Ahora el futuro es un cuervo a la deriva con las alas mojadas por la espuma de la noche.

 Han cavado una tumba inmensa de silencio para enterrar en ella la ilusión que, hasta hace muy poco, sostenía nuestros ojos y alimentaba nuestro corazón. El capitalismo es ciego y en sus párpados se posan las cáscaras de la melancolía.

Los jeques del reino, los príncipes de Bankia, con el nudo de sus corbatas de oro flácido han extrangulado nuestra antigua fe, el clamor de justicia que nos dignificaba. Nos vamos quedando, al final, sin argumentos para explicar esta oscura realidad, la luz de esta España que, sin remedio, se nos muere. Han estercolado nuestra felicidad.

Y ellos siguen viviendo a costa de las lágrimas y el dolor de los pobres. Son cuatreros sin escrúpulos, son los reyes del vértigo, los príncipes de Bankia. Al final van quemando nuestra rebeldía celeste. Se lo llevan todo, se  lo han llevado todo; y nosotros tan solos, tan rotos, tan heridos, no podemos mirar siquiera hacia adelante, porque no somos nada, porque no existe el futuro.

lunes, 4 de junio de 2012

Una escena feliz


La claridad aún sigue visitándome,
penetra en mi corazón por las rendijas de una ventana abierta a lo inasible.
Es un espacio que sólo cabe en mí.

Arriba, hay un techo de color verde-manzana.
Abajo, la tos profunda de mi padre y el mágico zigzagueo
de las moscas edificando un cielo hecho de humo.

A la izquierda, la báscula pesa el horizonte de las voces que inundan la tienda,
las mujeres embuten su olvido en medias de cristal.
A la derecha, el amor de los ovillos aún acaricia el silencio de la pana.
Frente a mí, late el sol en las piedras y en el musgo
que cubre la lentitud de las paredes, la virginal soledad de un corralón.

Fuera de mí, la vida, tan sencilla, es el singular crujido de los carros
que pasan rasgando el dolor de la mañana,
es mi madre que observa el milagro de los pájaros
mientras picotean los ojos del rocío, las primeras migajas de una eterna claridad.

domingo, 3 de junio de 2012

San Benito

Ayer, mientras regresaba de Pedroche  -atrás dejaba el calor de mis amigos Santiago, Pedro, Miguel y Francisco Moya-, cuando la noche era  un cuervo aleteando en la secreta humedad de mis pupilas, tendí la mirada hacia el norte y lo vi allí, donde copulan Córdoba y Ciudad Real y el horizonte se eleva hacia las nubes como un animal melancólico y abrupto.

 Era un un barco de nieve encallado sobre un cerro, un manojo de casas protegidas por el viento y el enigmático aliento de la luna.
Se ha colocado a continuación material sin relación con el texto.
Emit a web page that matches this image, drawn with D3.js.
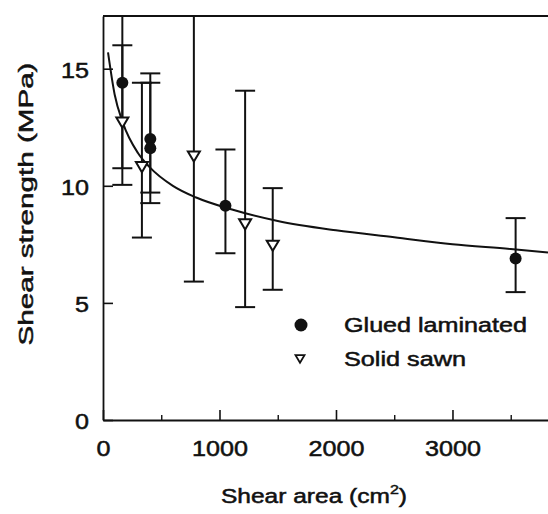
<!DOCTYPE html>
<html>
<head>
<meta charset="utf-8">
<script src="https://cdn.jsdelivr.net/npm/d3@7"></script>
<style>
  html, body { margin: 0; padding: 0; background: #fff; }
  svg { display: block; font-family: 'Liberation Sans', Arial, sans-serif; }
  svg text { stroke: #111; stroke-width: 0.5px; }
</style>
</head>
<body>
<div id="chart"></div>
<script>
// Shear strength vs shear area, glued laminated vs solid sawn.
// Error bars; bars that run past the top frame are clipped.

// Glued laminated (filled circles)
const gluedArea = [166, 406, 406, 1051, 3542];
const gluedMean = [14.4, 12.0, 11.6, 9.15, 6.9];
const gluedHigh = [16.0, 14.8, 14.4, 11.55, 8.62];
const gluedLow  = [10.75, 9.26, 9.71, 7.12, 5.46];

// Solid sawn (open triangles)
const sawnArea = [166, 334, 780, 1220, 1457];
const sawnMean = [12.7, 10.8, 11.25, 8.35, 7.44];
const sawnHigh = [18.5, 14.4, 18.5, 14.06, 9.9];
const sawnLow  = [10.04, 7.79, 5.91, 4.82, 5.56];

// Fitted curve
const fitArea = [43, 100, 170, 300, 400, 600, 800, 1100, 1500, 2000, 2500, 3000, 3500, 3820];
const fitMPa  = [15.7, 13.9, 12.7, 11.4, 10.8, 10.0, 9.5, 9.0, 8.5, 8.1, 7.8, 7.5, 7.3, 7.15];

const xMajor = [0, 1000, 2000, 3000];
const xMinor = [500, 1500, 2500, 3500];
const yMajor = [0, 5, 10, 15];

const legendLabels = ['Glued laminated', 'Solid sawn'];

const W = 548, H = 514;
const M = { top: 16, left: 103, bottom: 420, right: 548 };

const x = d3.scaleLinear().domain([0, 3820]).range([M.left, M.right]);
const y = d3.scaleLinear().domain([0, 17.25]).range([M.bottom, M.top]);

const svg = d3.select('#chart').append('svg')
  .attr('width', W).attr('height', H)
  .attr('viewBox', `0 0 ${W} ${H}`);

svg.append('defs').append('clipPath').attr('id', 'plot-clip')
  .append('rect')
  .attr('x', M.left).attr('y', M.top)
  .attr('width', M.right - M.left).attr('height', M.bottom - M.top);

const INK = '#111';

function styleAxis(ax) {
  ax.select('.domain').attr('stroke', INK).attr('stroke-width', 1.8);
  ax.selectAll('.tick line').attr('stroke', INK).attr('stroke-width', 1.6);
  ax.selectAll('.tick text')
    .attr('fill', INK)
    .attr('font-size', 22)
    .attr('font-family', "'Liberation Sans', Arial, sans-serif")
    .attr('lengthAdjust', 'spacingAndGlyphs')
    .attr('textLength', d => String(d).length * 14);
}

// Y axis
svg.append('g')
  .attr('transform', `translate(${M.left},0)`)
  .call(d3.axisLeft(y).tickValues(yMajor).tickFormat(d3.format('d'))
    .tickSize(-10).tickSizeOuter(0).tickPadding(14))
  .call(styleAxis)
  .call(ax => ax.selectAll('.tick text').attr('dy', '0.4em'));

// X axis
svg.append('g')
  .attr('transform', `translate(0,${M.bottom})`)
  .call(d3.axisBottom(x).tickValues(xMajor).tickFormat(d3.format('d'))
    .tickSize(-10).tickSizeOuter(0).tickPadding(20))
  .call(styleAxis);

svg.append('g')
  .attr('transform', `translate(0,${M.bottom})`)
  .call(d3.axisBottom(x).tickValues(xMinor).tickSize(-5).tickFormat(''))
  .call(ax => ax.select('.domain').remove())
  .call(ax => ax.selectAll('.tick line').attr('stroke', INK).attr('stroke-width', 1.4));

// Top frame
svg.append('line')
  .attr('x1', M.left).attr('x2', M.right)
  .attr('y1', M.top).attr('y2', M.top)
  .attr('stroke', INK).attr('stroke-width', 1.8);

const plot = svg.append('g').attr('clip-path', 'url(#plot-clip)');

// Fitted curve
plot.append('path')
  .datum(fitArea.map((a, i) => [a, fitMPa[i]]))
  .attr('fill', 'none')
  .attr('stroke', INK)
  .attr('stroke-width', 2)
  .attr('d', d3.line().x(d => x(d[0])).y(d => y(d[1])).curve(d3.curveMonotoneX));

// Error bars
const CAP = 10;
function errorBars(area, hi, lo) {
  const g = plot.append('g').attr('stroke', INK).attr('stroke-width', 2);
  area.forEach((a, i) => {
    const cx = x(a);
    g.append('line').attr('x1', cx).attr('x2', cx).attr('y1', y(hi[i])).attr('y2', y(lo[i]));
    [hi[i], lo[i]].forEach(v => {
      g.append('line').attr('x1', cx - CAP).attr('x2', cx + CAP).attr('y1', y(v)).attr('y2', y(v));
    });
  });
}
errorBars(gluedArea, gluedHigh, gluedLow);
errorBars(sawnArea, sawnHigh, sawnLow);

// Triangle (pointing down) path centred on 0,0
function triDown(s) {
  const h = s * 0.85;
  return `M${-s / 2},${-h / 2}L${s / 2},${-h / 2}L0,${h / 2}Z`;
}

plot.selectAll('.sawn')
  .data(sawnArea.map((a, i) => [a, sawnMean[i]]))
  .enter().append('path')
  .attr('class', 'sawn')
  .attr('transform', d => `translate(${x(d[0])},${y(d[1])})`)
  .attr('d', triDown(12))
  .attr('fill', '#fff')
  .attr('stroke', INK)
  .attr('stroke-width', 2);

plot.selectAll('.glued')
  .data(gluedArea.map((a, i) => [a, gluedMean[i]]))
  .enter().append('circle')
  .attr('class', 'glued')
  .attr('cx', d => x(d[0])).attr('cy', d => y(d[1]))
  .attr('r', 6)
  .attr('fill', INK);

// Legend
const lg = svg.append('g');
lg.append('circle').attr('cx', 301).attr('cy', 325).attr('r', 6.5).attr('fill', INK);
lg.append('path')
  .attr('transform', 'translate(300,359)')
  .attr('d', triDown(9))
  .attr('fill', '#fff').attr('stroke', INK).attr('stroke-width', 1.8);
const legendW = [183, 122];
legendLabels.forEach((t, i) => {
  lg.append('text')
    .attr('x', 344).attr('y', 332 + i * 34)
    .attr('font-size', 20).attr('fill', INK)
    .attr('lengthAdjust', 'spacingAndGlyphs')
    .attr('textLength', legendW[i])
    .text(t);
});

// Axis titles
const xt = svg.append('text')
  .attr('x', 221).attr('y', 503)
  .attr('font-size', 20).attr('fill', INK)
  .attr('lengthAdjust', 'spacingAndGlyphs')
  .attr('textLength', 186);
xt.append('tspan').text('Shear area (cm');
xt.append('tspan').attr('font-size', 13).attr('dy', -9).text('2');
xt.append('tspan').attr('dy', 9).text(')');

svg.append('text')
  .attr('transform', 'translate(33,204) rotate(-90)')
  .attr('text-anchor', 'middle')
  .attr('font-size', 21).attr('fill', INK)
  .attr('lengthAdjust', 'spacingAndGlyphs')
  .attr('textLength', 283)
  .text('Shear strength (MPa)');
</script>
</body>
</html>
Hay pueblos que viven dentro de mi corazón a pesar de que nunca los haya yo habitado.

Encofrado en la noche como un cántaro de luz, San Benito me saludaba en la distancia con sus calles, sus huertos y la piedad de sus tejados donde mi soledad flotó otras tardes, cuando paseé por el pueblo traspasado por una paz forrada de crepúsculos y una sensación difícil de explicar, la misma que me habitó ayer por la noche, cuando mi corazón miró hacia el norte y tendí la emoción de mis ojos en el perfil de un pueblecito oculto entre los montes, en ese límite amable, familiar, donde la exuberante realidad se confunde y se funde con la clara humanidad, con el puro milagro de esa rara fantasía que, a veces, nos hace pequeños y nos desnuda.